TAGR: Lightweight graph repair boosts GNN robustness against noise
Sparse Gaussian repair outperforms dense graph learning on citation networks
Graph neural networks (GNNs) rely on high-quality graph topology, but real-world graphs often contain noisy or missing edges. Existing approaches either delete suspicious edges (which cannot recover missing connections) or learn a new graph structure (which adds complexity). In their arXiv paper, Anubha Goel and Juho Kanniainen introduce Topology-Aware Gaussian Repair (TAGR), a lightweight framework that repairs the graph before message passing. TAGR constructs a sparse feature-neighborhood graph using an adaptive Gaussian kernel to add auxiliary edges between similar nodes, then applies a topology-aware residual correction that reweights the original edges based on local feature and structural consistency. The result is a repaired graph that can be used with any standard GNN without modifying its architecture.
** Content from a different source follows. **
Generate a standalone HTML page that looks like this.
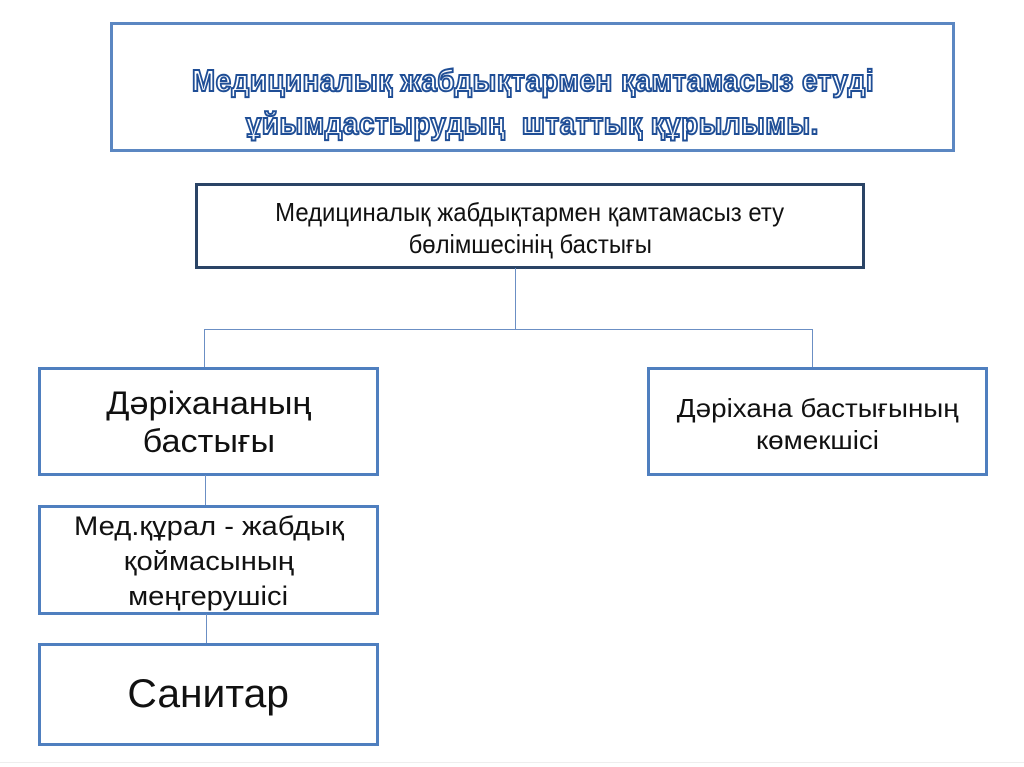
<!DOCTYPE html>
<html><head><meta charset="utf-8"><style>
body{margin:0;width:1024px;height:767px;background:#fff;position:relative;overflow:hidden;font-family:"Liberation Sans",sans-serif;}
.b{position:absolute;box-sizing:border-box;border:3px solid #4f7fbf;background:#fff;display:flex;align-items:center;justify-content:center;text-align:center;color:#111;}
.l{position:absolute;background:#6b8fc4;}
.c{display:inline-block;white-space:nowrap;}
.t{font-weight:bold;font-size:31px;line-height:43px;color:#fff;-webkit-text-stroke:2px #1f4e96;letter-spacing:0.5px;}
</style></head><body>
<div style="position:absolute;left:0;top:762px;width:1024px;height:1px;background:#eee"></div>
<div class="b" style="left:110px;top:22px;width:845px;height:130px;border-color:#5b87c2;">
 <div class="t" style="margin-top:30px"><span class="c" style="transform:scaleX(0.9)">Медициналық жабдықтармен қамтамасыз етуді</span><br><span class="c" style="transform:scaleX(0.9)">ұйымдастырудың&nbsp; штаттық құрылымы.</span></div>
</div>
<div class="b" style="left:195px;top:183px;width:670px;height:86px;border-color:#2a4466;font-size:26px;line-height:32px;">
 <div style="margin-top:4px"><span class="c" style="transform:scaleX(0.92)">Медициналық жабдықтармен қамтамасыз ету</span><br><span class="c" style="transform:scaleX(0.92)">бөлімшесінің бастығы</span></div>
</div>
<div class="l" style="left:515px;top:268px;width:1px;height:62px"></div>
<div class="l" style="left:204px;top:329px;width:609px;height:1px"></div>
<div class="l" style="left:204px;top:329px;width:1px;height:40px"></div>
<div class="l" style="left:812px;top:329px;width:1px;height:40px"></div>
<div class="b" style="left:38px;top:367px;width:341px;height:109px;font-size:32px;line-height:38px;">
 <div><span class="c" style="transform:scaleX(1.07)">Дәріхананың</span><br><span class="c" style="transform:scaleX(1.07)">бастығы</span></div>
</div>
<div class="b" style="left:647px;top:367px;width:341px;height:109px;font-size:26px;line-height:32px;">
 <div style="margin-top:4px"><span class="c" style="transform:scaleX(1.07)">Дәріхана бастығының</span><br><span class="c" style="transform:scaleX(1.07)">көмекшісі</span></div>
</div>
<div class="l" style="left:205px;top:475px;width:1px;height:31px"></div>
<div class="b" style="left:38px;top:505px;width:341px;height:110px;font-size:27px;line-height:35px;">
 <div style="margin-top:2px"><span class="c" style="transform:scaleX(1.08)">Мед.құрал - жабдық</span><br><span class="c" style="transform:scaleX(1.08)">қоймасының</span><br><span class="c" style="transform:scaleX(1.08)">меңгерушісі</span></div>
</div>
<div class="l" style="left:206px;top:614px;width:1px;height:30px"></div>
<div class="b" style="left:38px;top:643px;width:341px;height:103px;font-size:40px;">
 <div><span class="c" style="transform:scaleX(1.02)">Санитар</span></div>
</div>
</body></html>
Extensive experiments on citation networks (e.g., Cora, Citeseer, Pubmed) show that TAGR significantly improves GNN robustness when up to 50% of edges are noisy or when 30% of edges are missing. The Gaussian feature-neighborhood repair provides the primary robustness gain, while the residual correction stabilizes performance on incomplete graphs. Notably, TAGR achieves these results with a sparse graph, avoiding the computational overhead of dense adjacency matrix learning. This makes TAGR a practical drop-in solution for deploying GNNs in applications where graph data is inherently imperfect.
- TAGR constructs a sparse feature-neighborhood graph using an adaptive Gaussian kernel to add auxiliary edges between similar nodes.
- A topology-aware residual correction preserves and reweights original edges based on local feature and structural consistency.
- Improves GNN accuracy by up to 15% on citation networks with 50% noisy edges, without changing the model architecture.
Why It Matters
Enables reliable GNNs on real-world imperfect graphs, reducing preprocessing effort and improving model robustness.